Start

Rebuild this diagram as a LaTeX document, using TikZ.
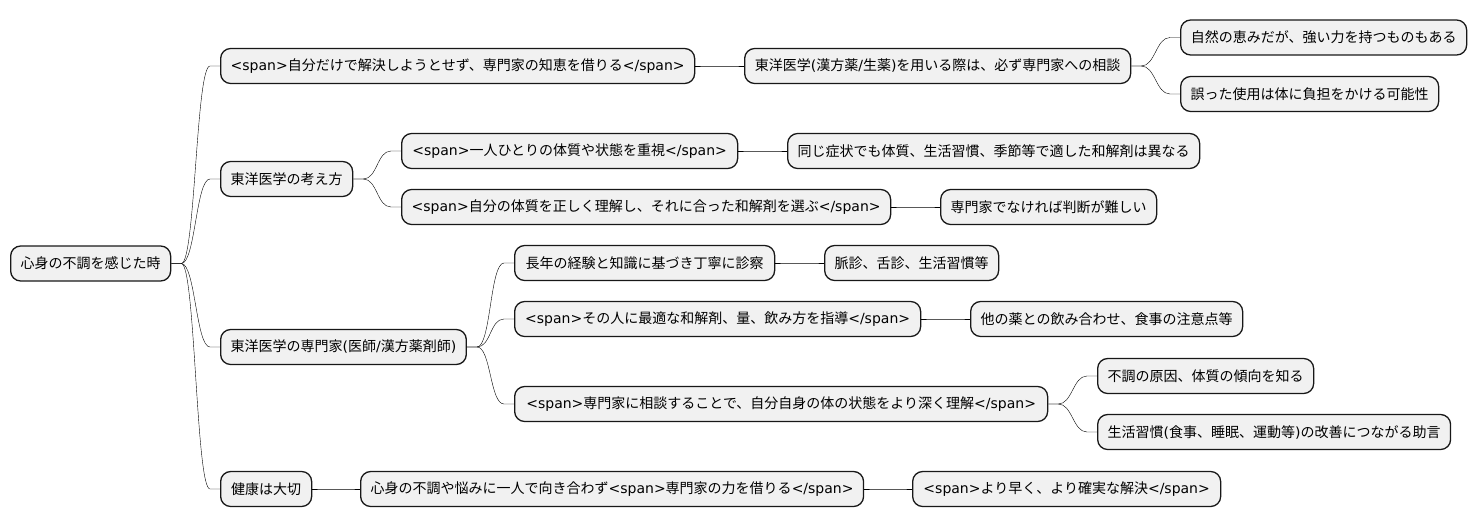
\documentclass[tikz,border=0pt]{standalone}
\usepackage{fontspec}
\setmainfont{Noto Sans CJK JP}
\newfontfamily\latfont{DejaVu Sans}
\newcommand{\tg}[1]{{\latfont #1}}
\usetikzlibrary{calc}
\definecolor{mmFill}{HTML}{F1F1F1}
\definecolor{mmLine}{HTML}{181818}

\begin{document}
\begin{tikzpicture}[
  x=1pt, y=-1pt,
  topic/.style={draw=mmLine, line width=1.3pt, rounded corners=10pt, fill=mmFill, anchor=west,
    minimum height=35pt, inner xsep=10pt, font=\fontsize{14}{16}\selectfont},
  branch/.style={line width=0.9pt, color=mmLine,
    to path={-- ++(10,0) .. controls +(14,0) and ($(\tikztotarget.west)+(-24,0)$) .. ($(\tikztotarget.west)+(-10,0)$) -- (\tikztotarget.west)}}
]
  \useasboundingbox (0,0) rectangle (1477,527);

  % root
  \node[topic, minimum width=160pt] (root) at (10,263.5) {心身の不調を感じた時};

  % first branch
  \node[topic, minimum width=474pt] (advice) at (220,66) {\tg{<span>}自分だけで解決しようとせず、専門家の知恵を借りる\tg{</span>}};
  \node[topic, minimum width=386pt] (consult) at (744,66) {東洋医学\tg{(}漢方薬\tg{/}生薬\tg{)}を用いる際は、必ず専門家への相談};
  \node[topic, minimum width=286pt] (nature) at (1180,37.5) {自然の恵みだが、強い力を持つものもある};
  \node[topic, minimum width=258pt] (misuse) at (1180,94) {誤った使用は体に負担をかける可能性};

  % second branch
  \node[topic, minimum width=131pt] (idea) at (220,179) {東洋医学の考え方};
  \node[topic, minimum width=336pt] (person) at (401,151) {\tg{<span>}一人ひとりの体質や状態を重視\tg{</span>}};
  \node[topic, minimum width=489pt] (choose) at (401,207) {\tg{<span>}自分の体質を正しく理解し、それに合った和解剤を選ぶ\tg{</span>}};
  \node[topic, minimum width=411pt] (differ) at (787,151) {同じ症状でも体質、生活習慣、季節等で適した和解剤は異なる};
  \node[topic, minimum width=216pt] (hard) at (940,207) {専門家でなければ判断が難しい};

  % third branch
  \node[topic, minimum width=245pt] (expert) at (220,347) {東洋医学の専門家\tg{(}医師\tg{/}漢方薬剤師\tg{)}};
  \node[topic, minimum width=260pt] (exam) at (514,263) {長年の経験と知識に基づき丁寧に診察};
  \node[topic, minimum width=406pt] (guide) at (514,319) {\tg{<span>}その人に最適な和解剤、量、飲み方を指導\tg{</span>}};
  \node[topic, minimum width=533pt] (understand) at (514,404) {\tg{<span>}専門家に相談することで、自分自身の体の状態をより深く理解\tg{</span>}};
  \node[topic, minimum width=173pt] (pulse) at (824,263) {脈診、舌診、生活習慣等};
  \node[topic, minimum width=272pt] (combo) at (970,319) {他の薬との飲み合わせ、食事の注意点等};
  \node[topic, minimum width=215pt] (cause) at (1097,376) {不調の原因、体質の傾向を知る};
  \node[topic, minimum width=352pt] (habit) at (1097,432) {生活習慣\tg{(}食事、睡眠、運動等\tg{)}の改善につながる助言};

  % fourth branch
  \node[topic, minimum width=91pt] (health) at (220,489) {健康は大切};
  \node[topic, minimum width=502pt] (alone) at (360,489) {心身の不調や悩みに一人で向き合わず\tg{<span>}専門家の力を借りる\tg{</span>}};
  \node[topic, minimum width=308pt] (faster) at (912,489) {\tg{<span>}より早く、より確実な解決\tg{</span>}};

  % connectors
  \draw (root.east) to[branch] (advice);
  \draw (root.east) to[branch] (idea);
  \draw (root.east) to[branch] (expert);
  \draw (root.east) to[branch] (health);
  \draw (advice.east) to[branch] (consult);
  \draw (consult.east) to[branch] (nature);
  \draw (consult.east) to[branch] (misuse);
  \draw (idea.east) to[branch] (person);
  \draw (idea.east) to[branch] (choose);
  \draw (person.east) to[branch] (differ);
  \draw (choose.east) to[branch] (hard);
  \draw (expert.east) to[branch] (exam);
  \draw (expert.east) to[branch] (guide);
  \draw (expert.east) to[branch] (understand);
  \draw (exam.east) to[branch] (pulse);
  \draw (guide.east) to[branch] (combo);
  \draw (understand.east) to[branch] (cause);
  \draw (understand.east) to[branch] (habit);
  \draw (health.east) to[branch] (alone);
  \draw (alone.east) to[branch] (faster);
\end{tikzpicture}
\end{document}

End

[REQUIREMENT]
Reproduce each line exactly, please, except for any pictures.

[OUTPUT OF THE EXERCISE]
Rebuild this diagram as a LaTeX document, using TikZ.
\documentclass[tikz,border=0pt]{standalone}
\usepackage{fontspec}
\setmainfont{Noto Sans CJK JP}
\newfontfamily\latfont{DejaVu Sans}
\newcommand{\tg}[1]{{\latfont #1}}
\usetikzlibrary{calc}
\definecolor{mmFill}{HTML}{F1F1F1}
\definecolor{mmLine}{HTML}{181818}

\begin{document}
\begin{tikzpicture}[
  x=1pt, y=-1pt,
  topic/.style={draw=mmLine, line width=1.3pt, rounded corners=10pt, fill=mmFill, anchor=west,
    minimum height=35pt, inner xsep=10pt, font=\fontsize{14}{16}\selectfont},
  branch/.style={line width=0.9pt, color=mmLine,
    to path={-- ++(10,0) .. controls +(14,0) and ($(\tikztotarget.west)+(-24,0)$) .. ($(\tikztotarget.west)+(-10,0)$) -- (\tikztotarget.west)}}
]
  \useasboundingbox (0,0) rectangle (1477,527);

  % root
  \node[topic, minimum width=160pt] (root) at (10,263.5) {心身の不調を感じた時};

  % first branch
  \node[topic, minimum width=474pt] (advice) at (220,66) {\tg{<span>}自分だけで解決しようとせず、専門家の知恵を借りる\tg{</span>}};
  \node[topic, minimum width=386pt] (consult) at (744,66) {東洋医学\tg{(}漢方薬\tg{/}生薬\tg{)}を用いる際は、必ず専門家への相談};
  \node[topic, minimum width=286pt] (nature) at (1180,37.5) {自然の恵みだが、強い力を持つものもある};
  \node[topic, minimum width=258pt] (misuse) at (1180,94) {誤った使用は体に負担をかける可能性};

  % second branch
  \node[topic, minimum width=131pt] (idea) at (220,179) {東洋医学の考え方};
  \node[topic, minimum width=336pt] (person) at (401,151) {\tg{<span>}一人ひとりの体質や状態を重視\tg{</span>}};
  \node[topic, minimum width=489pt] (choose) at (401,207) {\tg{<span>}自分の体質を正しく理解し、それに合った和解剤を選ぶ\tg{</span>}};
  \node[topic, minimum width=411pt] (differ) at (787,151) {同じ症状でも体質、生活習慣、季節等で適した和解剤は異なる};
  \node[topic, minimum width=216pt] (hard) at (940,207) {専門家でなければ判断が難しい};

  % third branch
  \node[topic, minimum width=245pt] (expert) at (220,347) {東洋医学の専門家\tg{(}医師\tg{/}漢方薬剤師\tg{)}};
  \node[topic, minimum width=260pt] (exam) at (514,263) {長年の経験と知識に基づき丁寧に診察};
  \node[topic, minimum width=406pt] (guide) at (514,319) {\tg{<span>}その人に最適な和解剤、量、飲み方を指導\tg{</span>}};
  \node[topic, minimum width=533pt] (understand) at (514,404) {\tg{<span>}専門家に相談することで、自分自身の体の状態をより深く理解\tg{</span>}};
  \node[topic, minimum width=173pt] (pulse) at (824,263) {脈診、舌診、生活習慣等};
  \node[topic, minimum width=272pt] (combo) at (970,319) {他の薬との飲み合わせ、食事の注意点等};
  \node[topic, minimum width=215pt] (cause) at (1097,376) {不調の原因、体質の傾向を知る};
  \node[topic, minimum width=352pt] (habit) at (1097,432) {生活習慣\tg{(}食事、睡眠、運動等\tg{)}の改善につながる助言};

  % fourth branch
  \node[topic, minimum width=91pt] (health) at (220,489) {健康は大切};
  \node[topic, minimum width=502pt] (alone) at (360,489) {心身の不調や悩みに一人で向き合わず\tg{<span>}専門家の力を借りる\tg{</span>}};
  \node[topic, minimum width=308pt] (faster) at (912,489) {\tg{<span>}より早く、より確実な解決\tg{</span>}};

  % connectors
  \draw (root.east) to[branch] (advice);
  \draw (root.east) to[branch] (idea);
  \draw (root.east) to[branch] (expert);
  \draw (root.east) to[branch] (health);
  \draw (advice.east) to[branch] (consult);
  \draw (consult.east) to[branch] (nature);
  \draw (consult.east) to[branch] (misuse);
  \draw (idea.east) to[branch] (person);
  \draw (idea.east) to[branch] (choose);
  \draw (person.east) to[branch] (differ);
  \draw (choose.east) to[branch] (hard);
  \draw (expert.east) to[branch] (exam);
  \draw (expert.east) to[branch] (guide);
  \draw (expert.east) to[branch] (understand);
  \draw (exam.east) to[branch] (pulse);
  \draw (guide.east) to[branch] (combo);
  \draw (understand.east) to[branch] (cause);
  \draw (understand.east) to[branch] (habit);
  \draw (health.east) to[branch] (alone);
  \draw (alone.east) to[branch] (faster);
\end{tikzpicture}
\end{document}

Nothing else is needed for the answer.